Statoil also hired a team of archaeologists to study a Saxon grave unearthed while constructing the power line that runs from the turbines to an onshore service station, 85 km inland at Necton, where the farm is connected to the National Grid.
The power line runs through 57 different properties, each requiring its own contract, negotiated by Hannah Mary Goodlad, Dudgeon’s stakeholder and environmental manager.
“With the grave, we had to come forward with the findings, which will be published next year,” said Goodlad. “It’s full of several tens of bodies and relics. And a lot of the objects that were found will belong to the land owners, so there are lots of negotiations.”
The Dudgeon operation is complex but the objective is simple — keep the turbines moving. Every second the blades don’t spin, money is lost and turbines are potentially damaged.
As the rotors are so heavy, a stationary turbine will cause ”standstill marks” and dents in the turbine’s bearings. Maintenance teams will work on each turbine three or four times a year to conduct routine service work and repair faults.
Driving down operation and maintenance costs is at the center of the arms race between turbine manufacturers.
“In the future, the absolute ideal is maintenance-free turbines,” said Green. “I don’t think we are ever likely to get there, though with robotics and digitalization it could be that we don’t need, as human beings, to go out there anymore.”
Statoil is looking into the use of both aerial and underwater drones to conduct blade and foundation inspections.
And 1,000 km north of Dudgeon, off the coast of Peterhead in Scotland, Statoil’s most significant contribution to wind farm innovation is already up and running.
Hywind is the world’s first floating wind farm, consisting of five foundationless turbines, controlled from the operations base in Great Yarmouth.

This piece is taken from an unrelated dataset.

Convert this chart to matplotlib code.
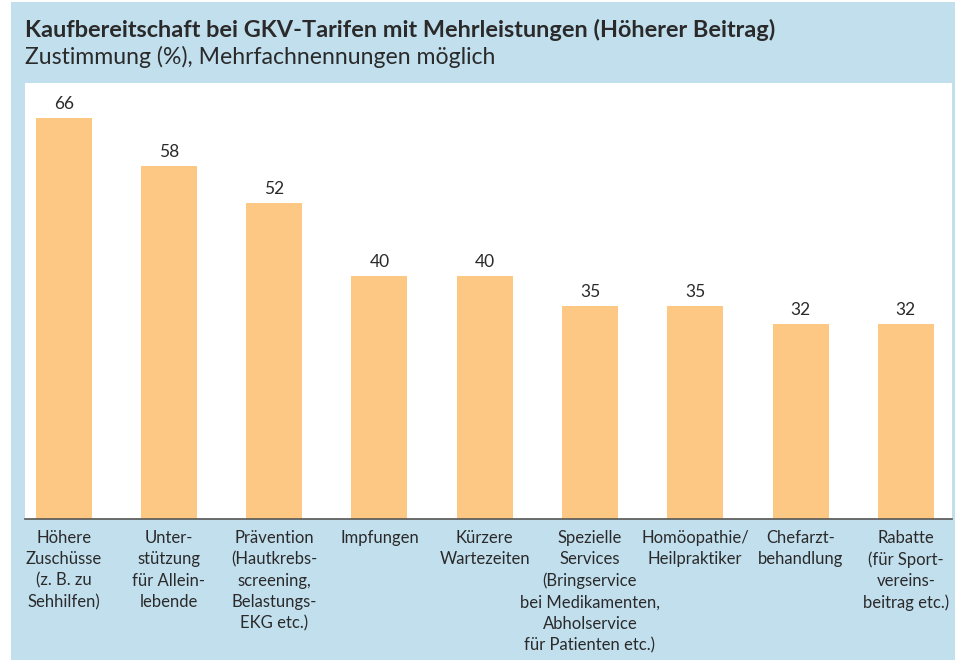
import matplotlib
matplotlib.use("Agg")
import matplotlib.pyplot as plt
from matplotlib.patches import Rectangle

categories = [
    "Höhere\nZuschüsse\n(z. B. zu\nSehhilfen)",
    "Unter-\nstützung\nfür Allein-\nlebende",
    "Prävention\n(Hautkrebs-\nscreening,\nBelastungs-\nEKG etc.)",
    "Impfungen",
    "Kürzere\nWartezeiten",
    "Spezielle\nServices\n(Bringservice\nbei Medikamenten,\nAbholservice\nfür Patienten etc.)",
    "Homöopathie/\nHeilpraktiker",
    "Chefarzt-\nbehandlung",
    "Rabatte\n(für Sport-\nvereins-\nbeitrag etc.)",
]
values = [66, 58, 52, 40, 40, 35, 35, 32, 32]

title = "Kaufbereitschaft bei GKV-Tarifen mit Mehrleistungen (Höherer Beitrag)"
subtitle = "Zustimmung (%), Mehrfachnennungen möglich"

W, H = 955, 660
fig = plt.figure(figsize=(W / 100, H / 100), dpi=100)
fig.patch.set_facecolor("white")
blue = "#c2dfee"
fig.patches.append(Rectangle((11 / W, 0), (W - 11) / W, (H - 2) / H,
                             transform=fig.transFigure, facecolor=blue,
                             edgecolor="none", zorder=-5))

font = "Lato"
txt = "#2a2a2a"
fig.text(25 / W, 1 - 30 / H, title, fontsize=16.9, fontweight="bold",
         family=font, color=txt, va="center", ha="left")
fig.text(25 / W, 1 - 57 / H, subtitle, fontsize=16.6, family=font,
         color=txt, va="center", ha="left")

ax = fig.add_axes([25 / W, 1 - 519 / H, (952 - 25) / W, (519 - 83) / H])
ax.set_zorder(2)
ax.set_facecolor("white")
x = list(range(len(values)))
bars = ax.bar(x, values, width=0.532, color="#fdc883", zorder=2)
for xi, v in zip(x, values):
    ax.text(xi, v + 1.0, str(v), ha="center", va="bottom", fontsize=12.5,
            family=font, color=txt)
ax.set_xlim(-0.367, 8.439)
ax.set_ylim(0, 71.7)
ax.set_yticks([])
ax.set_xticks(x)
ax.set_xticklabels(categories, fontsize=12, family=font, color=txt,
                   linespacing=1.4, va="top")
ax.tick_params(axis="x", length=0, pad=8)
for s in ["top", "left", "right"]:
    ax.spines[s].set_visible(False)
ax.spines["bottom"].set_color("#555555")
ax.spines["bottom"].set_linewidth(1.2)

fig.savefig("out.png", dpi=100)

The United Kingdom benefits from a shallow continental shelf, so a large vessel known as a jack-up can be used to construct foundations on the seabed that support turbines. In deeper water — anything more than 70 meters — foundations can’t be laid.
Turbines that are anchored by floating structures, instead of foundations, open up previously inaccessible waters to offshore wind farms.
“Hywind technology allows us to chase deeper waters and higher winds, and we are really excited about that,” Goodlad said. “The global potential of that technology is huge.”
China currently has 1.6 gW of installed offshore capacity, with plans to install a further 5 gW by 2020. Finding ideal locations for farms in terms of wind speed and water depths is a challenge.
Favorable spots off the coast of Hebei, Zhejiang, Fujian and Guangdong provinces are already being exploited.
But floating farms may soon come to Chinese waters. The Chinese government has supplied a grant to researchers from Dalian University in China and the University of Exeter in England to explore the use of the technology.
“The China Sea is potentially the largest offshore energy market in the world, with up to 500 gw of capacity, a third of which is only be exploitable with floating installations,” said Bing Chen, a researcher from Dalian University who co-leads the project.
Link-ups with British institutions will be key if China is to become a force in offshore wind, says Du Yingzhuo, vicepresident of one of China’s largest wind energy companies, Tus-Energy.
“After a dozen years of rapid growth, China today manufactures and installs half of all onshore wind turbines in the world,” said Du.
“We are now at the start of such a journey in offshore wind, and there is no better place to learn than from the extensive experience and expertise of UK innovators.”